As I approached I heard a bizarre scratching sound and felt a chill rush down my spine. Of course I had to investigate before I went inside. Shining my headlamp on the sound I saw a two-foot animal gnawing at the wood of the privy. At first I thought it was a badger, and made a point to keep my distance. Then it made that strange noise again and turned its back to me. When I looked closer I suddenly comprehended the hundreds of four- to five-inch barbed needles on the animal's back--the first wild porcupine I had ever seen. I decided to wait until dawn for the bathroom and scurried back to the shelter, where I crawled into my sleeping bag. I do not remember anything after that, because I immediately passed out from exhaustion.
I quickly pack up, but before I roll out for the day I want to get in a good thirty minutes of reading. I am not in too much of hurry after all; Pennsylvania is the flattest state of the Appalachian Trail, so I can hike the eleven miles in about four hours with no breaks. I pull my Kindle out to continue reading Into the Wild by John Krakauer--a marvelous book to read on the trail, by the way. I have done a good bit of reading up this point, learning about Lewis and Clarke in Ambrose's Undaunted Courage and George Washington in Ellis' biography of him. I remember standing on top of Clingmans Dome in the Smokey Mountains and using the labeled picture of the eastern mountainscape to find Cold Mountain; at the time I was in the middle of reading about Inman's journey across the Appalachians to find Ada in the book inspired by that mountain.
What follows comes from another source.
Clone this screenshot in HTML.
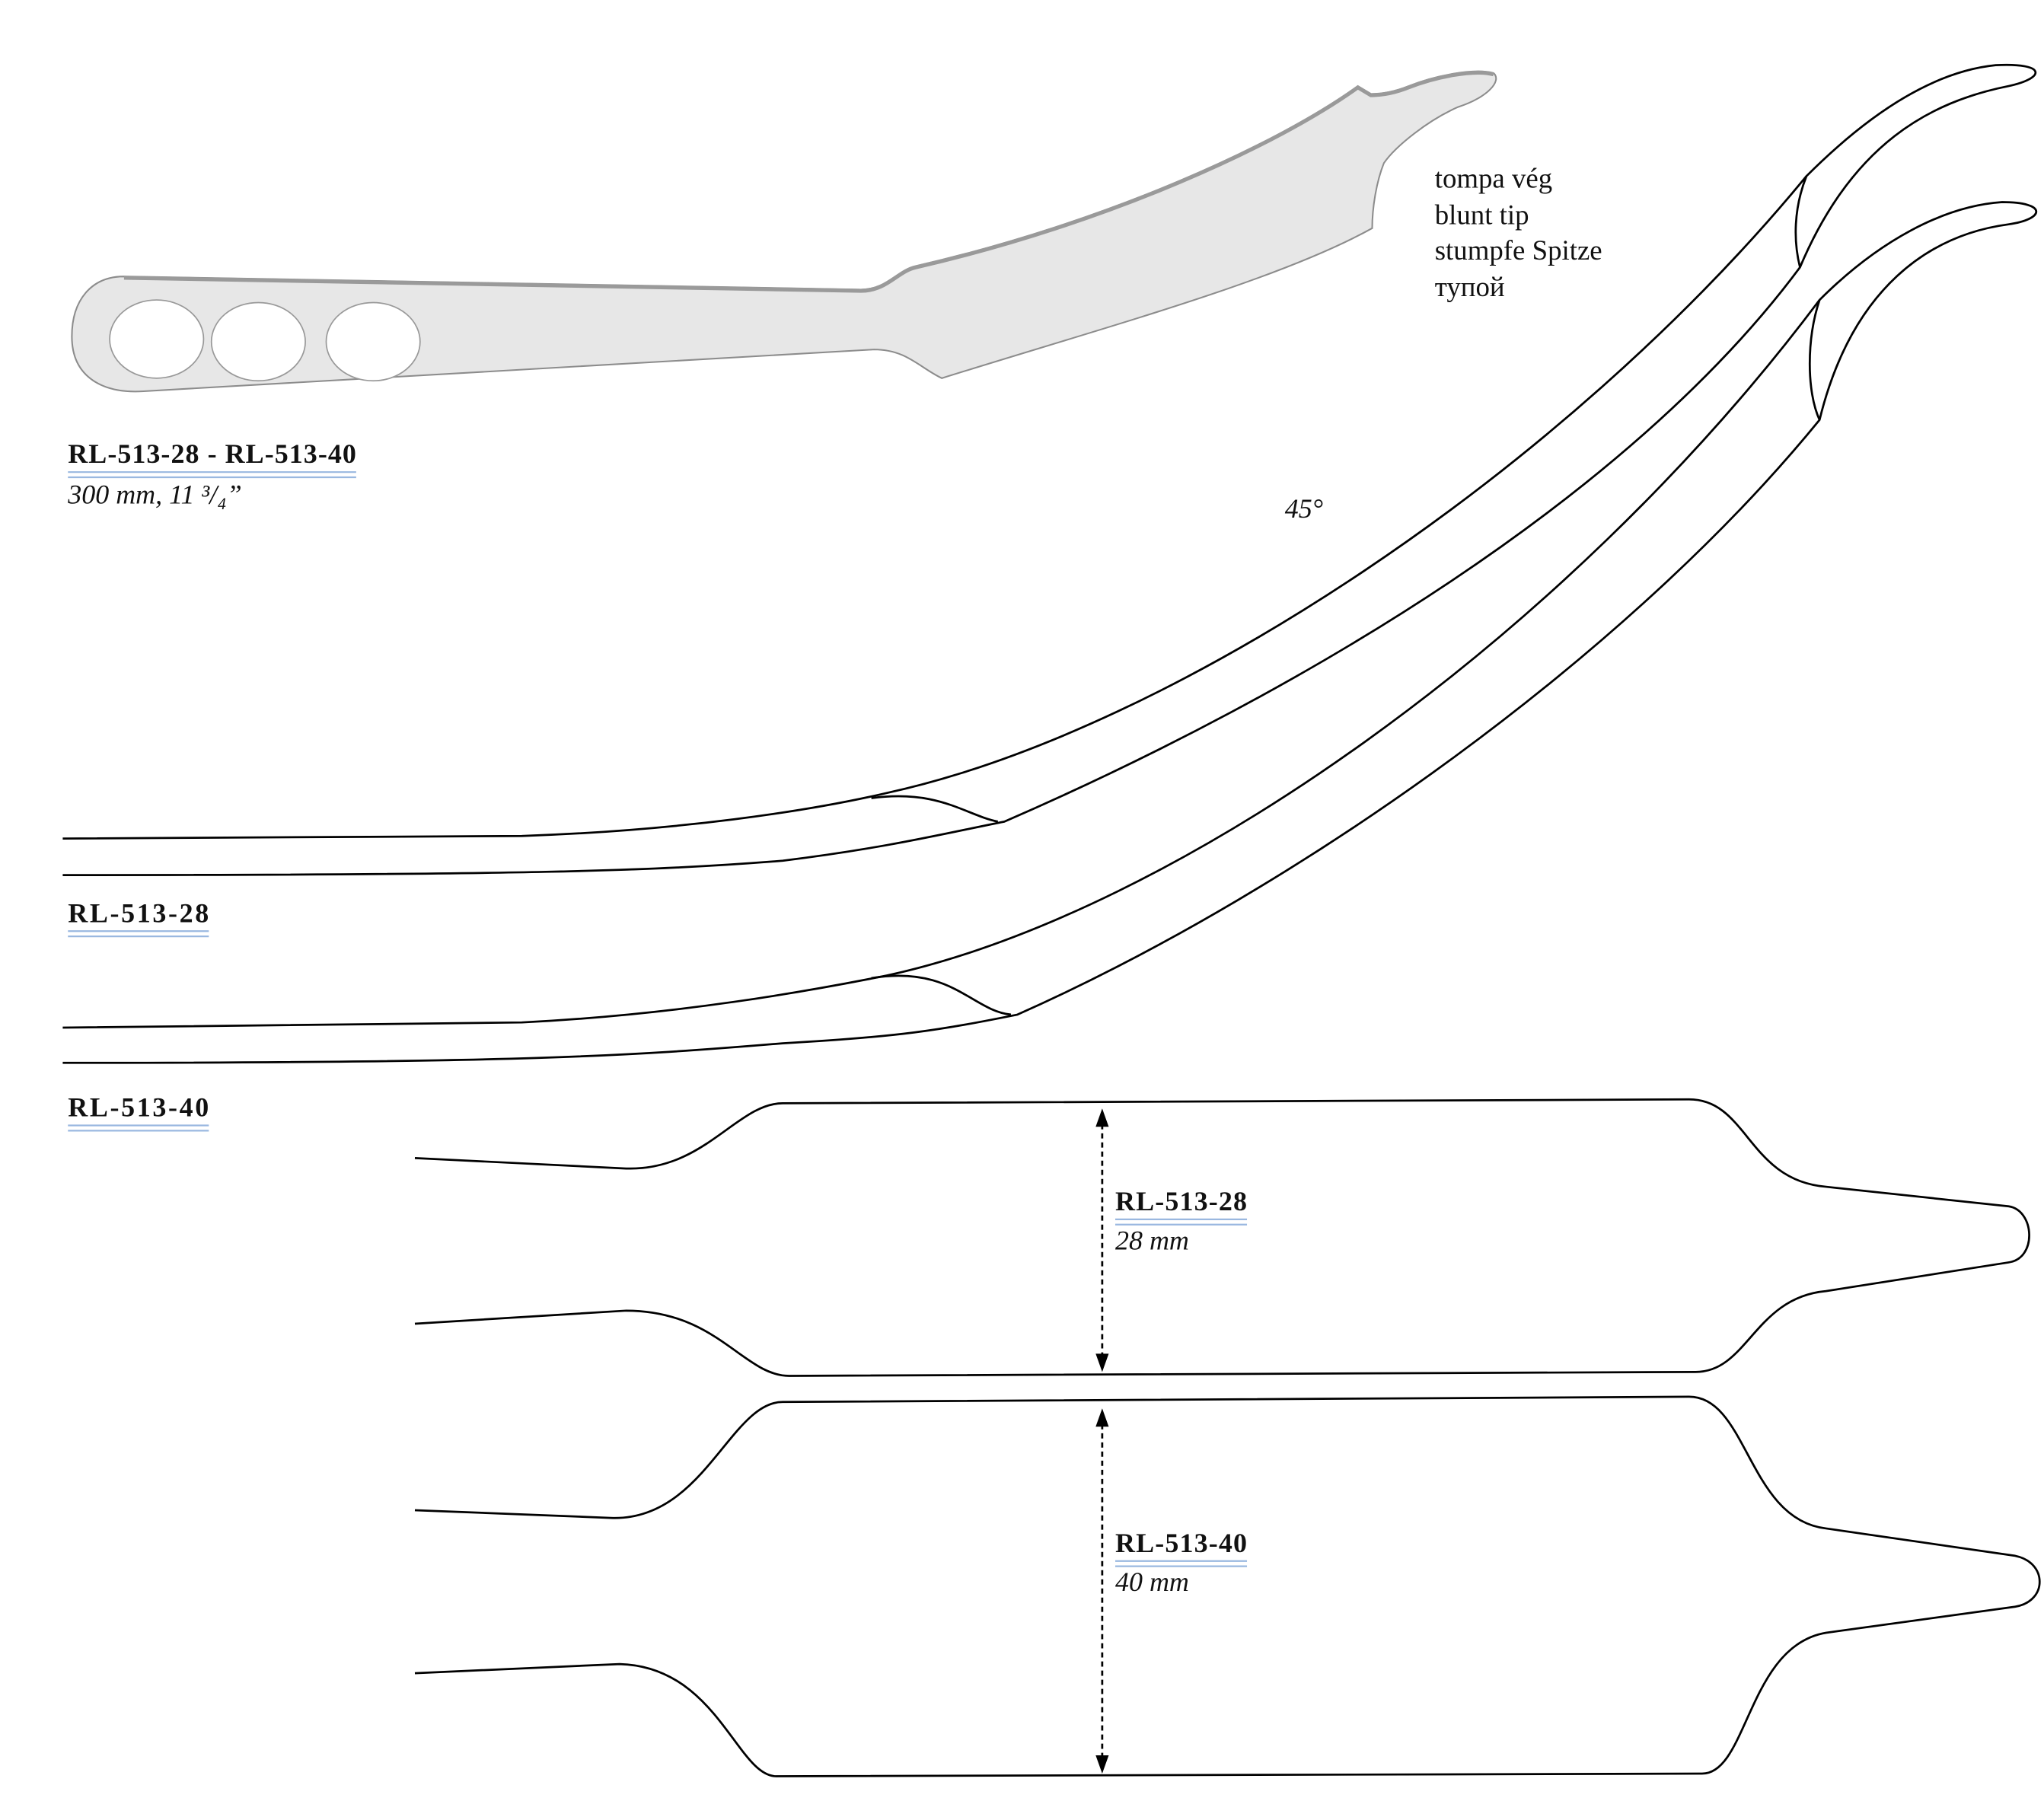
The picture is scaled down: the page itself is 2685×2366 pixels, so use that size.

It really is amazing how the trail provides a connection with place more meaningful than anything possible in a car or train. After reading my Kindle and writing a quick entry in my journal about the porcupine, I slip on my pack and head down the trail toward Duncannon, Pa.
There is something magical about a long-distance backpacking trip. It gives me the time to think about my life away from its daily routine. Lessons of appreciation for what we need and what we do not need are everywhere. Kindness in the form of trail magic is commonplace, as is proof that the majority of people are genuinely good. In total I walked 1,254 miles of the trail and read 11 works of history, philosophy and literature. I started at the southern terminus of Springer Mountain, Ga., and I walked about 330 miles up to Erwin, Tenn. I took a week off for Washington and Lee's graduation in Lexington, Va. Then, from Buena Vista, Va. I walked about 770 miles to Williamstown, Mass. I skipped up to Hanover, N.H., and walked about 160 miles, finishing in Andover, Maine. I will never forget the physical, emotional and spiritual lessons I learned on the trail from the books I read, the places I walked, and the many wonderful people I met. It really was the adventure of a lifetime, one of which I hope everyone has a taste someday.